> Requirements: Which lines hold the string "this"? Copy every one of them.

** start Entries provided **

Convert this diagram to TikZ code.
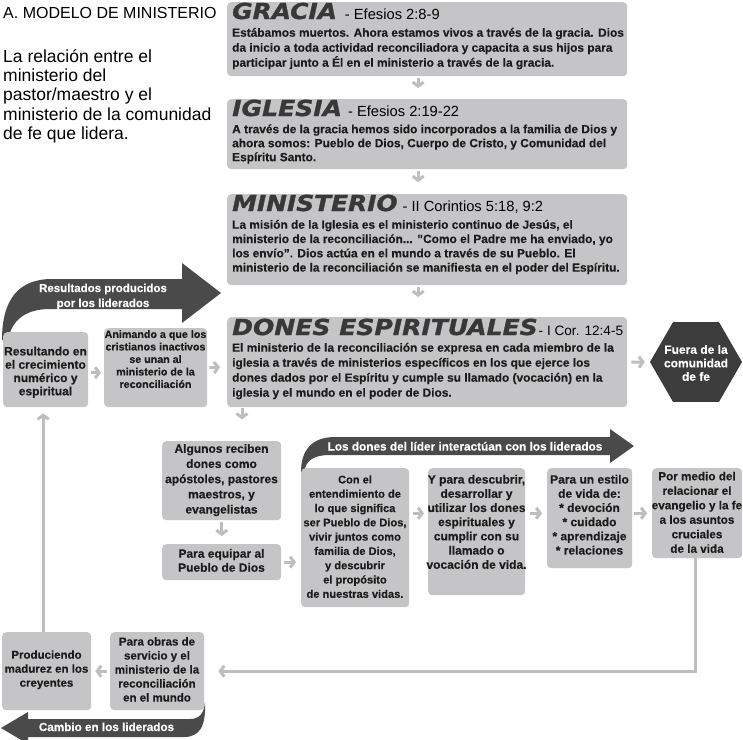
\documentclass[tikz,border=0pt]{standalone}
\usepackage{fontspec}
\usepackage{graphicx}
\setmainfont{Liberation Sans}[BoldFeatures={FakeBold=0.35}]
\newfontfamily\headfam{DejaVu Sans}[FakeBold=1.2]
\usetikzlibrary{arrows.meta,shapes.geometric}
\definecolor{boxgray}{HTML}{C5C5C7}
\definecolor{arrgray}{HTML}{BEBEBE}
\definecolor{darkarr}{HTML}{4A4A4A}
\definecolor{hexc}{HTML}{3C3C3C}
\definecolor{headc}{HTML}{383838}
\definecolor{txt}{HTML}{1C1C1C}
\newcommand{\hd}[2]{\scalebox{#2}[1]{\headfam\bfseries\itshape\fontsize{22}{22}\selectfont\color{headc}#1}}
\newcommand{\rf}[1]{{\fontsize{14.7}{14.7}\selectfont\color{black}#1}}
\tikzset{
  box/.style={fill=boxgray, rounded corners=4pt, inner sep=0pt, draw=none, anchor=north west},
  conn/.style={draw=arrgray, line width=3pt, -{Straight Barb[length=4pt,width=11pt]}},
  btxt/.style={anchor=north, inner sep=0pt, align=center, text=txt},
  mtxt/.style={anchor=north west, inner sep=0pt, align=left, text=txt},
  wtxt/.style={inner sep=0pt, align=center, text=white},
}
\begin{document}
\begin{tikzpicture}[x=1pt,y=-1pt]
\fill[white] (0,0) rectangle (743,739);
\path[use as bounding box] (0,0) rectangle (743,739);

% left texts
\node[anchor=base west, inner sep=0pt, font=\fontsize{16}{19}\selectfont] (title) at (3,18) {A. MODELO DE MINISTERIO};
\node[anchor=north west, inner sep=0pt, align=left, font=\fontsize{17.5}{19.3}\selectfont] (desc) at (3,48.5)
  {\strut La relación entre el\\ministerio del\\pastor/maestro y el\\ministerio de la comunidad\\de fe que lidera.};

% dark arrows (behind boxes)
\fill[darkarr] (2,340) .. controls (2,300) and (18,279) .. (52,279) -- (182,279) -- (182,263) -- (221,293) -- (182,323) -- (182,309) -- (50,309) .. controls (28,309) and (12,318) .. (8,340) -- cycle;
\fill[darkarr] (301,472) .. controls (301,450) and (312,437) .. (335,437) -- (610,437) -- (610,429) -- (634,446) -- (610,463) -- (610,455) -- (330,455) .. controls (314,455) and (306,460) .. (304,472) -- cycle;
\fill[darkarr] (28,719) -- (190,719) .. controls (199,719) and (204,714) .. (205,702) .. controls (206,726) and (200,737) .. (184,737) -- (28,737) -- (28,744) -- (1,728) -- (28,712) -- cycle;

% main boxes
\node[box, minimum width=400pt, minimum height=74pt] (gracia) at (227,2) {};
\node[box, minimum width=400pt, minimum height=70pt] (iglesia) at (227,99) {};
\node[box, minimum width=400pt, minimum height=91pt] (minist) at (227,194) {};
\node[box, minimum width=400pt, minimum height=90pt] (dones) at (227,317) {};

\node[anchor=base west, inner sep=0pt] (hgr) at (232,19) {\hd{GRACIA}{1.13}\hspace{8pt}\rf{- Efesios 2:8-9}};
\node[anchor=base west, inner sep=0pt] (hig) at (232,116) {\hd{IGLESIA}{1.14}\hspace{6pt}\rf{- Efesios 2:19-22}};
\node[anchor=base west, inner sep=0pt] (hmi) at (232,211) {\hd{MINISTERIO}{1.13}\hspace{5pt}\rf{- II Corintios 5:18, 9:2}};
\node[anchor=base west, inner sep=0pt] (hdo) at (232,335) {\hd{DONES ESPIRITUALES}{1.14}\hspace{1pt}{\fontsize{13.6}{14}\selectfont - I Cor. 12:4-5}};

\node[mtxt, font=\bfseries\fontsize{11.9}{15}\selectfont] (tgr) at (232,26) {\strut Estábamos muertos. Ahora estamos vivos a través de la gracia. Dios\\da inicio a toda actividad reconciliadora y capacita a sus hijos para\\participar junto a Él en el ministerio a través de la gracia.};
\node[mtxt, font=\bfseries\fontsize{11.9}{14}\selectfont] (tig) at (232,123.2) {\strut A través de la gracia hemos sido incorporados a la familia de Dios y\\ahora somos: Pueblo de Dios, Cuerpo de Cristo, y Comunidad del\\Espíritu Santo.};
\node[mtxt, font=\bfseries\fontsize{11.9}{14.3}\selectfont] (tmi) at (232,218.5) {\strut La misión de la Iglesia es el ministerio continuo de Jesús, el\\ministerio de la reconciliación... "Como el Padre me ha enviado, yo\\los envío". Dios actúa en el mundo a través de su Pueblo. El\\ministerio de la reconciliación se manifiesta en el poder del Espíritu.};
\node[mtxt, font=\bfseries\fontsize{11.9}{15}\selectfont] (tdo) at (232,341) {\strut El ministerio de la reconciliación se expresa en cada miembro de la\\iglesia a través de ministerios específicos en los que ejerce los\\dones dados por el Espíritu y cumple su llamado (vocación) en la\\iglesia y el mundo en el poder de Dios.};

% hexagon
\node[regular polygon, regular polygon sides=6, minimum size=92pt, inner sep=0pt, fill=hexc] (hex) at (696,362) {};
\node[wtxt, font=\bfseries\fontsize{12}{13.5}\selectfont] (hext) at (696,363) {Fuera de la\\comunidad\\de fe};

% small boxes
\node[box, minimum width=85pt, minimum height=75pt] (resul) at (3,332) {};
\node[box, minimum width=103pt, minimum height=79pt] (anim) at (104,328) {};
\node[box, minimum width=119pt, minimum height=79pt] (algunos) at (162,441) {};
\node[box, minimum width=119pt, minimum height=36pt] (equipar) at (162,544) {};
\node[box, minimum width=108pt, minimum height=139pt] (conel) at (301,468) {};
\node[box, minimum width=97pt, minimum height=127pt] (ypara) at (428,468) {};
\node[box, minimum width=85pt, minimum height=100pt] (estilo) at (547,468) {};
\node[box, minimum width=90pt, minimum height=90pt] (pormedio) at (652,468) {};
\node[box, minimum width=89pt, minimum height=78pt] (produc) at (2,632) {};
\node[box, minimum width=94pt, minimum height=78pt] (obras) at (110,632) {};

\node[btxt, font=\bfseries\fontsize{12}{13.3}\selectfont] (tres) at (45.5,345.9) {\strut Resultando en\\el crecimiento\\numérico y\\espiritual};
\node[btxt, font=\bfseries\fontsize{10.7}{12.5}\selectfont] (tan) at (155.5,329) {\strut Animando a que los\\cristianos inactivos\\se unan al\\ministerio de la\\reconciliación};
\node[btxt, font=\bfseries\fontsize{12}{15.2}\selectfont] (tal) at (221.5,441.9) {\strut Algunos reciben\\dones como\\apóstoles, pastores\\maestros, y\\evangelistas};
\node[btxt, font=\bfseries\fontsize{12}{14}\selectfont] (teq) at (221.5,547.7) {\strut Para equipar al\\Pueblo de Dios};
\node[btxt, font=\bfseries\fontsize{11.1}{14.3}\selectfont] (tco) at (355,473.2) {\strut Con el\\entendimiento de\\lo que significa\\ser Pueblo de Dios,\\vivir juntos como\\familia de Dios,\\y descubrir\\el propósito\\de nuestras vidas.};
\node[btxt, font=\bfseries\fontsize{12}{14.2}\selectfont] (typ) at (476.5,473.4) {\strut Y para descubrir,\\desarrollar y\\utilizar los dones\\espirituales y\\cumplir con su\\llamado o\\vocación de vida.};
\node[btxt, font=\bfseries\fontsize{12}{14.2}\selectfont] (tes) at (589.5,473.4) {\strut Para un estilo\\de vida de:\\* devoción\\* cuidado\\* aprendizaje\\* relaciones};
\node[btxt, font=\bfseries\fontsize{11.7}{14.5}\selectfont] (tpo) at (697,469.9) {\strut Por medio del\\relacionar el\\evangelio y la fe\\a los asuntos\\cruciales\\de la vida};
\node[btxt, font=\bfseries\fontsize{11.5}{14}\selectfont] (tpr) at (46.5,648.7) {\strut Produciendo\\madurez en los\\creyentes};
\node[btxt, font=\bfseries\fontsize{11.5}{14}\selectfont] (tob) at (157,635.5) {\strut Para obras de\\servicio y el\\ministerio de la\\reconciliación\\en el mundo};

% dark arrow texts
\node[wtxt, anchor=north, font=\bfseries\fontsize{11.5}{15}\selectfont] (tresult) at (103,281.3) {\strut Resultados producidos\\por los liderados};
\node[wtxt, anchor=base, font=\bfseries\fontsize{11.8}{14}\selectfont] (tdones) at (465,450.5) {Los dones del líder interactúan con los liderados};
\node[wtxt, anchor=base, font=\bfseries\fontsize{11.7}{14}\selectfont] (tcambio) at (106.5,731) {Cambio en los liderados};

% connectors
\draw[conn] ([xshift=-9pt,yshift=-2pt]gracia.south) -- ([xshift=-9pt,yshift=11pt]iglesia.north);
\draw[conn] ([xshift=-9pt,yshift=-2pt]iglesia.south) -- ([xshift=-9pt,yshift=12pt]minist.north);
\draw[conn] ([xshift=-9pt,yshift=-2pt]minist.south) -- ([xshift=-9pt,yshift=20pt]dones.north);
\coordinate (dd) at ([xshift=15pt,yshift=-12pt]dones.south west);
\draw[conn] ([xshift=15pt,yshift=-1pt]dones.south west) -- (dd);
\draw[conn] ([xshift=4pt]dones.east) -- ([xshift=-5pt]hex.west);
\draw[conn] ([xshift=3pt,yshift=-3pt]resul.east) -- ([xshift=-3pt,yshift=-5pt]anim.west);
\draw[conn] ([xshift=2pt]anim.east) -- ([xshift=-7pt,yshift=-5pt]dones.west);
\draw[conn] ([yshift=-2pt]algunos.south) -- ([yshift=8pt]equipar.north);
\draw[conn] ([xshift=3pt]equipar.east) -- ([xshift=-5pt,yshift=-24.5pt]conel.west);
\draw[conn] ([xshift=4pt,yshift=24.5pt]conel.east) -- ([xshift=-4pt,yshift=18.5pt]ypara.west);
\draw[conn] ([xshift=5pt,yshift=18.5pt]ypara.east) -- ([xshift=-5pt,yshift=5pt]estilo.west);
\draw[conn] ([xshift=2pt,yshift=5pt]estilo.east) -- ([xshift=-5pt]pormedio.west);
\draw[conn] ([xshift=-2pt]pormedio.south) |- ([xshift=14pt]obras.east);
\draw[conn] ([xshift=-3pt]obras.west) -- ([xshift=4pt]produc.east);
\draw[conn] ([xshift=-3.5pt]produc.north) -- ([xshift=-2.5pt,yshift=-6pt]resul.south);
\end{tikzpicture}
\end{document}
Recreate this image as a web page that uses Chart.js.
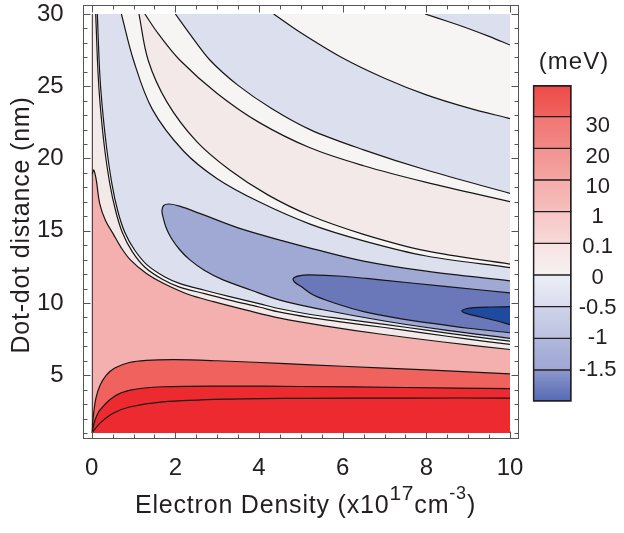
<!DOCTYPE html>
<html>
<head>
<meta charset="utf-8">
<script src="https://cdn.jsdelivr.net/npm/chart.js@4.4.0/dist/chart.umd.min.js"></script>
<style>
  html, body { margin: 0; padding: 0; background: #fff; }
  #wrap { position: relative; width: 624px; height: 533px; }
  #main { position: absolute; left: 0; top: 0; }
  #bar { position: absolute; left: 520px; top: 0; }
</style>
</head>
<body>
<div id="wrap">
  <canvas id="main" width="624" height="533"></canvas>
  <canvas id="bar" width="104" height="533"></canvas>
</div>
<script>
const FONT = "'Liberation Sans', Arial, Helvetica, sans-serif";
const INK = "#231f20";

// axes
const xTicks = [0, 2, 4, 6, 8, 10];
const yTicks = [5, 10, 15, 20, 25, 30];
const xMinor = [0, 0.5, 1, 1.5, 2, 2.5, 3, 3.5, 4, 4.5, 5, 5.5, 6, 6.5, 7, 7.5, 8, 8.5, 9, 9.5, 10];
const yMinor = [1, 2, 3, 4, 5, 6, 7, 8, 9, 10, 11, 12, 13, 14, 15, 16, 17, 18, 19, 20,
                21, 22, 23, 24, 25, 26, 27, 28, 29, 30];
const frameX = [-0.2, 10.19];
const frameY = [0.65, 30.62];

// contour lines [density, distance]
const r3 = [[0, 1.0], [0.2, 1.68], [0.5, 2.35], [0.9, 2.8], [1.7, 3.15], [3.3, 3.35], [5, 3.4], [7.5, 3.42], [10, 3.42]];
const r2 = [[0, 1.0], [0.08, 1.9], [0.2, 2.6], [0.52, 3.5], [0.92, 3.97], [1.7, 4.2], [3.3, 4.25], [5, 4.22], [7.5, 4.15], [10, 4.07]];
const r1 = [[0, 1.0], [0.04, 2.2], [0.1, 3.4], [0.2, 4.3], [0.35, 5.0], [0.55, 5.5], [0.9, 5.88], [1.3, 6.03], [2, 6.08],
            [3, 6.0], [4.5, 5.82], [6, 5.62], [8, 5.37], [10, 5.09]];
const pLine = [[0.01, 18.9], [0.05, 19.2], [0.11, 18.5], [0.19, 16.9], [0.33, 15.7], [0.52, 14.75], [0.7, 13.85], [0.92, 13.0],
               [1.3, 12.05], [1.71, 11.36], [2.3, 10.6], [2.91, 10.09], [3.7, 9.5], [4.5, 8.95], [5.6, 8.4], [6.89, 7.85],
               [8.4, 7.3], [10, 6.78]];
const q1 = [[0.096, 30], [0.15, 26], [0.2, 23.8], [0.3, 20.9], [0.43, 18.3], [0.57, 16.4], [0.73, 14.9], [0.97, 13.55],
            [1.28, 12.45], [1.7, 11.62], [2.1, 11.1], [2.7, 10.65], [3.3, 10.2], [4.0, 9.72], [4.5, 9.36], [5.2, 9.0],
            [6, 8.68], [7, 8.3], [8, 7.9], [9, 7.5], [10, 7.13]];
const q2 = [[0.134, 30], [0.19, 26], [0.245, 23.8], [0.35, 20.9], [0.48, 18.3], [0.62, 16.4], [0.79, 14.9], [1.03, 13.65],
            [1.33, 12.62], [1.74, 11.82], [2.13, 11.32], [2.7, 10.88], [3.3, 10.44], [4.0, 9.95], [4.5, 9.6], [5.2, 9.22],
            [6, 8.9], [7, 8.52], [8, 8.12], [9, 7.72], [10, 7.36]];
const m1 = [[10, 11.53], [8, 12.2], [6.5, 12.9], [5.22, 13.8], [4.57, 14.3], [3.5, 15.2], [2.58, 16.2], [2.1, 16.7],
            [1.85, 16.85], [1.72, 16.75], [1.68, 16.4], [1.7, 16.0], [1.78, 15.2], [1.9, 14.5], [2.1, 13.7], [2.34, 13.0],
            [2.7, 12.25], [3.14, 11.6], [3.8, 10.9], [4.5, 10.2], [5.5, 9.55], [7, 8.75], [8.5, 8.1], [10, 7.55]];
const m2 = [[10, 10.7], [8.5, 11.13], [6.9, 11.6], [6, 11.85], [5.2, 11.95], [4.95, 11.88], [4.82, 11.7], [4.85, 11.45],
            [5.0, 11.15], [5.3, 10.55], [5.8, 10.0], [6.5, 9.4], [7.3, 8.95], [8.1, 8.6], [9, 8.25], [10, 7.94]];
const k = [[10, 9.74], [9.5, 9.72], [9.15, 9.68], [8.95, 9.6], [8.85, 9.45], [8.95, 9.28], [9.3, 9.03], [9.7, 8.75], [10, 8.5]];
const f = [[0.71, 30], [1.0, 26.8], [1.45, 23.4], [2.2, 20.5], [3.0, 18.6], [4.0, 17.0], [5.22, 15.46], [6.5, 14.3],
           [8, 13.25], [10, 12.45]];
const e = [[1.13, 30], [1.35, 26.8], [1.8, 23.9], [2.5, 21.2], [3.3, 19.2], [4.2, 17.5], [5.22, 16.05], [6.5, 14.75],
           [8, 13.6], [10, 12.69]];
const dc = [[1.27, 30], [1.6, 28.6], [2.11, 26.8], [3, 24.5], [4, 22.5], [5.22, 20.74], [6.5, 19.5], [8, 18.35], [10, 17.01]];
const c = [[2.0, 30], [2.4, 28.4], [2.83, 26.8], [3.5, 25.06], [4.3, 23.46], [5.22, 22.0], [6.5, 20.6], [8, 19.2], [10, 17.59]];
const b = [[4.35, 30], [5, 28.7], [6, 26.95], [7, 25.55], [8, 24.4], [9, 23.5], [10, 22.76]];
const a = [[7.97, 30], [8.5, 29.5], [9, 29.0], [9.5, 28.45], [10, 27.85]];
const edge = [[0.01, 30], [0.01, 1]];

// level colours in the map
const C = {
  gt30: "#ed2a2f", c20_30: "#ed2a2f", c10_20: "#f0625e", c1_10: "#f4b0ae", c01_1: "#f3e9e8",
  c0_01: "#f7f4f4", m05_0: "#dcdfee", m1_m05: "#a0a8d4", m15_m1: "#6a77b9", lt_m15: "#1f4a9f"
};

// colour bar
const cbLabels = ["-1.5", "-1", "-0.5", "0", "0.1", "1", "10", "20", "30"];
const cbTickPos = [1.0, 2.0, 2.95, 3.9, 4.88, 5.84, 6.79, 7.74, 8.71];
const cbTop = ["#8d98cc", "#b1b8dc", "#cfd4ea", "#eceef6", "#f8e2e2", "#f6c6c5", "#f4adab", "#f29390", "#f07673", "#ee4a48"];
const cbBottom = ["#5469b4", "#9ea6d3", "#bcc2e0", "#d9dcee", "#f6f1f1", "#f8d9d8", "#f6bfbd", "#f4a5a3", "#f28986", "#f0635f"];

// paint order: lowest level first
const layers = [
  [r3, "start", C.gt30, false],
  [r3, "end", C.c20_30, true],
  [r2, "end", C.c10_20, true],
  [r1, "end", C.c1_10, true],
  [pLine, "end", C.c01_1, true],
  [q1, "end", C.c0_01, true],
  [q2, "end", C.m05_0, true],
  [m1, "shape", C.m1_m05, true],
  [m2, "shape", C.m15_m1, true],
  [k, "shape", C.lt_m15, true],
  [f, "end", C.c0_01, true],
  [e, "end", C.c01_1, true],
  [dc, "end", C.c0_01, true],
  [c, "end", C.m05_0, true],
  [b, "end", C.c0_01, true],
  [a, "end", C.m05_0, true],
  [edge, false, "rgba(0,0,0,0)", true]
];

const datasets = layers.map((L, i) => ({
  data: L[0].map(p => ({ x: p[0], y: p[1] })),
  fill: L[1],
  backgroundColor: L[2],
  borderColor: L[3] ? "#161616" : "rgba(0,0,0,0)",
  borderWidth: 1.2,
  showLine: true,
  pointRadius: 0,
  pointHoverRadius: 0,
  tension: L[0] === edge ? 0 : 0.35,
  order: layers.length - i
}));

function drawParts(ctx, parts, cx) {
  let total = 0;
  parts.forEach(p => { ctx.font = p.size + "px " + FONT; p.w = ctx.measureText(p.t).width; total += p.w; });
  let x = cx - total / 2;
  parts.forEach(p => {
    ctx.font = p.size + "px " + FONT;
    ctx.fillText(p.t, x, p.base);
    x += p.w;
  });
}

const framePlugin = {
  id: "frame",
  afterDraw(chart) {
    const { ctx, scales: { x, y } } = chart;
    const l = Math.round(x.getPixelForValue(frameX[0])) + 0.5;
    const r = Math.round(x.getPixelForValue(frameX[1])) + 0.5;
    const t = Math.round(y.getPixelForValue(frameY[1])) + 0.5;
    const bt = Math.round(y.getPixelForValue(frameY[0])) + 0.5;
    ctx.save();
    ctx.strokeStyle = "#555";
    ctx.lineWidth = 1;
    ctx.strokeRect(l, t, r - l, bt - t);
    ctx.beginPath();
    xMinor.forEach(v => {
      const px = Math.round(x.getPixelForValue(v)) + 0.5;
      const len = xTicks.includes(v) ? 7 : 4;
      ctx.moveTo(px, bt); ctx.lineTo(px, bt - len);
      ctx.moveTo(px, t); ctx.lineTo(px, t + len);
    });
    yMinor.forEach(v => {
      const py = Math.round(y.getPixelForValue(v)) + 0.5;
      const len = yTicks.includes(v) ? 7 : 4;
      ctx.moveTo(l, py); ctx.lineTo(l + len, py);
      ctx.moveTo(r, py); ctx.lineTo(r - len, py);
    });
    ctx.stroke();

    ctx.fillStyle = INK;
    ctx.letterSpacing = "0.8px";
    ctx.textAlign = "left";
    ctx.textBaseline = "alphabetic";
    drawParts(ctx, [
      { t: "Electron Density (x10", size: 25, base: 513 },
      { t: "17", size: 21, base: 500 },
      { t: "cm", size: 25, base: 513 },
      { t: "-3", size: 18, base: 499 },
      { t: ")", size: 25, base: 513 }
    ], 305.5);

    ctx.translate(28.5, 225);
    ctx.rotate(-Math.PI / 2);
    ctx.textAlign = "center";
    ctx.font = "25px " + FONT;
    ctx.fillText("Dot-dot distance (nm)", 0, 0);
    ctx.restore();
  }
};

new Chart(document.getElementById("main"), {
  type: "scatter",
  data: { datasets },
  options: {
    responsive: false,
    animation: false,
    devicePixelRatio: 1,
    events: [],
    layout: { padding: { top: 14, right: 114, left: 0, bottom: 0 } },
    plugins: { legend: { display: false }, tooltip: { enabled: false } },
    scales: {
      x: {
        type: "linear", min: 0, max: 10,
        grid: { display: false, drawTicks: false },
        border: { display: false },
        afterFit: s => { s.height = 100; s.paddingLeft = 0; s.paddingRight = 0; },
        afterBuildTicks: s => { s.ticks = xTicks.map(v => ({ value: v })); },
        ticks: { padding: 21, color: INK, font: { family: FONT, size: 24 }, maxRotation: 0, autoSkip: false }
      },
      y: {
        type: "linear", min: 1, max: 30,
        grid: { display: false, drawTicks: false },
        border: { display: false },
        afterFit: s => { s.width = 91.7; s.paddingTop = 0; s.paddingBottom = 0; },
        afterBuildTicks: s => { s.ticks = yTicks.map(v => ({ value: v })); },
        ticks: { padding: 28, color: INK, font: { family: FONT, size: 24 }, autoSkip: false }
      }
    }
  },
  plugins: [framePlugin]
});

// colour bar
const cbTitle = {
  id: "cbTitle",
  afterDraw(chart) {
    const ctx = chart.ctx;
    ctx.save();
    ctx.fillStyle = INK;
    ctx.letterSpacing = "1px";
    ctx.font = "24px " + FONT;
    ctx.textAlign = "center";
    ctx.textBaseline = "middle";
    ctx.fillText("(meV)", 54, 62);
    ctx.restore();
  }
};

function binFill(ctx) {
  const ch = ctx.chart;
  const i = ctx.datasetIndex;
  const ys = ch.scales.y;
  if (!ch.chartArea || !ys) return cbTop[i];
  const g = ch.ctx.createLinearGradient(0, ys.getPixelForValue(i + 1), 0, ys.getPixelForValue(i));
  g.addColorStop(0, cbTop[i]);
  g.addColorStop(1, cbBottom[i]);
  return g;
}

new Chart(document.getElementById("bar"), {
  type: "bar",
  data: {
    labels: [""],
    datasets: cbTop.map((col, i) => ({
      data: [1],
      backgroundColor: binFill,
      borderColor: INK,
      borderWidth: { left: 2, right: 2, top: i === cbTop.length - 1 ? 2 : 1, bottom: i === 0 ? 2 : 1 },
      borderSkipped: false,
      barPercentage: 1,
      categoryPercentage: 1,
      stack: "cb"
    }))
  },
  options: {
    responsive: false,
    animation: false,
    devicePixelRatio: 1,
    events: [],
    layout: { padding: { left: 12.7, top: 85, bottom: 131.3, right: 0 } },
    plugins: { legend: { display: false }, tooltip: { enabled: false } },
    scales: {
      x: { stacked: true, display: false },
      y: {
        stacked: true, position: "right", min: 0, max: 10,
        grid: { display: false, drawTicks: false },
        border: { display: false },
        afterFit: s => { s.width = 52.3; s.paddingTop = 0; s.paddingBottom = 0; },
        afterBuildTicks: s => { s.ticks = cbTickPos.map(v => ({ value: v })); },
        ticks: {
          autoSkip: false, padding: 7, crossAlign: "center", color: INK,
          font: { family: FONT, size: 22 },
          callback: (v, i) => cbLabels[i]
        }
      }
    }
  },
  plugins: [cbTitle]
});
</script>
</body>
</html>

** end Entries provided **

> Written answer:
Convert this diagram to TikZ code.
Recreate this image as a web page that uses Chart.js.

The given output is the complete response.